Written request: Write out the listing below in full and exactly, leaving out every picture.

----

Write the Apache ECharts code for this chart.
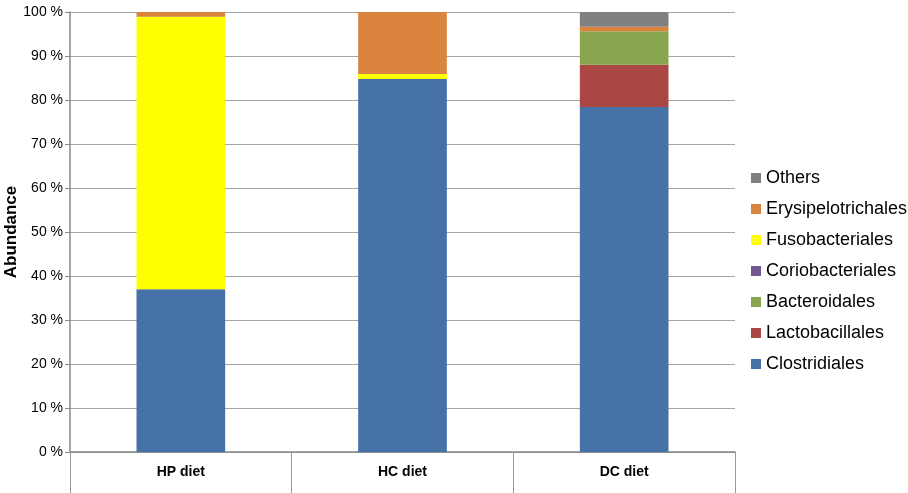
<!DOCTYPE html>
<html>
<head>
<meta charset="utf-8">
<script src="https://cdn.jsdelivr.net/npm/echarts@6/dist/echarts.min.js"></script>
<style>
  html, body { margin: 0; padding: 0; background: #fff; }
  #chart { width: 908px; height: 493px; }
</style>
</head>
<body>
<div id="chart"></div>
<script>
// Relative abundance (%) of bacterial orders per diet
const diets = ['HP diet', 'HC diet', 'DC diet'];
const clostridiales = [37.0, 84.8, 78.4];
const lactobacillales = [0, 0, 9.6];
const bacteroidales = [0, 0, 7.6];
const coriobacteriales = [0, 0, 0.05];
const fusobacteriales = [61.9, 1.1, 0];
const erysipelotrichales = [1.1, 14.1, 1.0];
const others = [0, 0, 3.35];
const yTicks = [0, 10, 20, 30, 40, 50, 60, 70, 80, 90, 100];

const seriesDefs = [
  { name: 'Clostridiales', data: clostridiales, color: '#4672A8' },
  { name: 'Lactobacillales', data: lactobacillales, color: '#AA4643' },
  { name: 'Bacteroidales', data: bacteroidales, color: '#89A54E' },
  { name: 'Coriobacteriales', data: coriobacteriales, color: '#71588F' },
  { name: 'Fusobacteriales', data: fusobacteriales, color: '#FFFF00' },
  { name: 'Erysipelotrichales', data: erysipelotrichales, color: '#DB843D' },
  { name: 'Others', data: others, color: '#808080' }
];

const chart = echarts.init(document.getElementById('chart'), null, { renderer: 'canvas' });
chart.setOption({
  animation: false,
  textStyle: { fontFamily: 'Liberation Sans, Arial, sans-serif' },
  grid: { left: 70, right: 173, top: 12, bottom: 41, containLabel: false, outerBoundsMode: 'none' },
  legend: {
    orient: 'vertical',
    left: 746,
    top: 163,
    data: seriesDefs.map(s => s.name).reverse(),
    icon: 'rect',
    itemWidth: 10,
    itemHeight: 10,
    itemGap: 11,
    textStyle: { fontSize: 18, color: '#000', lineHeight: 20 }
  },
  xAxis: {
    type: 'category',
    data: diets,
    axisLine: { lineStyle: { color: '#888', width: 1.5 } },
    axisTick: { show: true, alignWithLabel: false, length: 41, lineStyle: { color: '#999', width: 1 } },
    axisLabel: { fontSize: 14, fontWeight: 'bold', color: '#000', margin: 13 }
  },
  yAxis: {
    type: 'value',
    min: yTicks[0],
    max: yTicks[yTicks.length - 1],
    interval: 10,
    name: 'Abundance',
    nameLocation: 'middle',
    nameGap: 50,
    nameMoveOverlap: false,
    nameTextStyle: { fontSize: 17, fontWeight: 'bold', color: '#000' },
    axisLine: { show: true, lineStyle: { color: '#888', width: 1.5 } },
    axisTick: { show: true, length: 5, lineStyle: { color: '#888' } },
    axisLabel: { fontSize: 14, color: '#000', margin: 7, formatter: '{value} %' },
    splitLine: { lineStyle: { color: '#A6A6A6', width: 1 } }
  },
  series: seriesDefs.map(s => ({
    name: s.name,
    type: 'bar',
    stack: 'total',
    barWidth: '40%',
    data: s.data,
    itemStyle: { color: s.color }
  }))
});
</script>
</body>
</html>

----

Reply to the exercise:
Write the Apache ECharts code for this chart.
<!DOCTYPE html>
<html>
<head>
<meta charset="utf-8">
<script src="https://cdn.jsdelivr.net/npm/echarts@6/dist/echarts.min.js"></script>
<style>
  html, body { margin: 0; padding: 0; background: #fff; }
  #chart { width: 908px; height: 493px; }
</style>
</head>
<body>
<div id="chart"></div>
<script>
// Relative abundance (%) of bacterial orders per diet
const diets = ['HP diet', 'HC diet', 'DC diet'];
const clostridiales = [37.0, 84.8, 78.4];
const lactobacillales = [0, 0, 9.6];
const bacteroidales = [0, 0, 7.6];
const coriobacteriales = [0, 0, 0.05];
const fusobacteriales = [61.9, 1.1, 0];
const erysipelotrichales = [1.1, 14.1, 1.0];
const others = [0, 0, 3.35];
const yTicks = [0, 10, 20, 30, 40, 50, 60, 70, 80, 90, 100];

const seriesDefs = [
  { name: 'Clostridiales', data: clostridiales, color: '#4672A8' },
  { name: 'Lactobacillales', data: lactobacillales, color: '#AA4643' },
  { name: 'Bacteroidales', data: bacteroidales, color: '#89A54E' },
  { name: 'Coriobacteriales', data: coriobacteriales, color: '#71588F' },
  { name: 'Fusobacteriales', data: fusobacteriales, color: '#FFFF00' },
  { name: 'Erysipelotrichales', data: erysipelotrichales, color: '#DB843D' },
  { name: 'Others', data: others, color: '#808080' }
];

const chart = echarts.init(document.getElementById('chart'), null, { renderer: 'canvas' });
chart.setOption({
  animation: false,
  textStyle: { fontFamily: 'Liberation Sans, Arial, sans-serif' },
  grid: { left: 70, right: 173, top: 12, bottom: 41, containLabel: false, outerBoundsMode: 'none' },
  legend: {
    orient: 'vertical',
    left: 746,
    top: 163,
    data: seriesDefs.map(s => s.name).reverse(),
    icon: 'rect',
    itemWidth: 10,
    itemHeight: 10,
    itemGap: 11,
    textStyle: { fontSize: 18, color: '#000', lineHeight: 20 }
  },
  xAxis: {
    type: 'category',
    data: diets,
    axisLine: { lineStyle: { color: '#888', width: 1.5 } },
    axisTick: { show: true, alignWithLabel: false, length: 41, lineStyle: { color: '#999', width: 1 } },
    axisLabel: { fontSize: 14, fontWeight: 'bold', color: '#000', margin: 13 }
  },
  yAxis: {
    type: 'value',
    min: yTicks[0],
    max: yTicks[yTicks.length - 1],
    interval: 10,
    name: 'Abundance',
    nameLocation: 'middle',
    nameGap: 50,
    nameMoveOverlap: false,
    nameTextStyle: { fontSize: 17, fontWeight: 'bold', color: '#000' },
    axisLine: { show: true, lineStyle: { color: '#888', width: 1.5 } },
    axisTick: { show: true, length: 5, lineStyle: { color: '#888' } },
    axisLabel: { fontSize: 14, color: '#000', margin: 7, formatter: '{value} %' },
    splitLine: { lineStyle: { color: '#A6A6A6', width: 1 } }
  },
  series: seriesDefs.map(s => ({
    name: s.name,
    type: 'bar',
    stack: 'total',
    barWidth: '40%',
    data: s.data,
    itemStyle: { color: s.color }
  }))
});
</script>
</body>
</html>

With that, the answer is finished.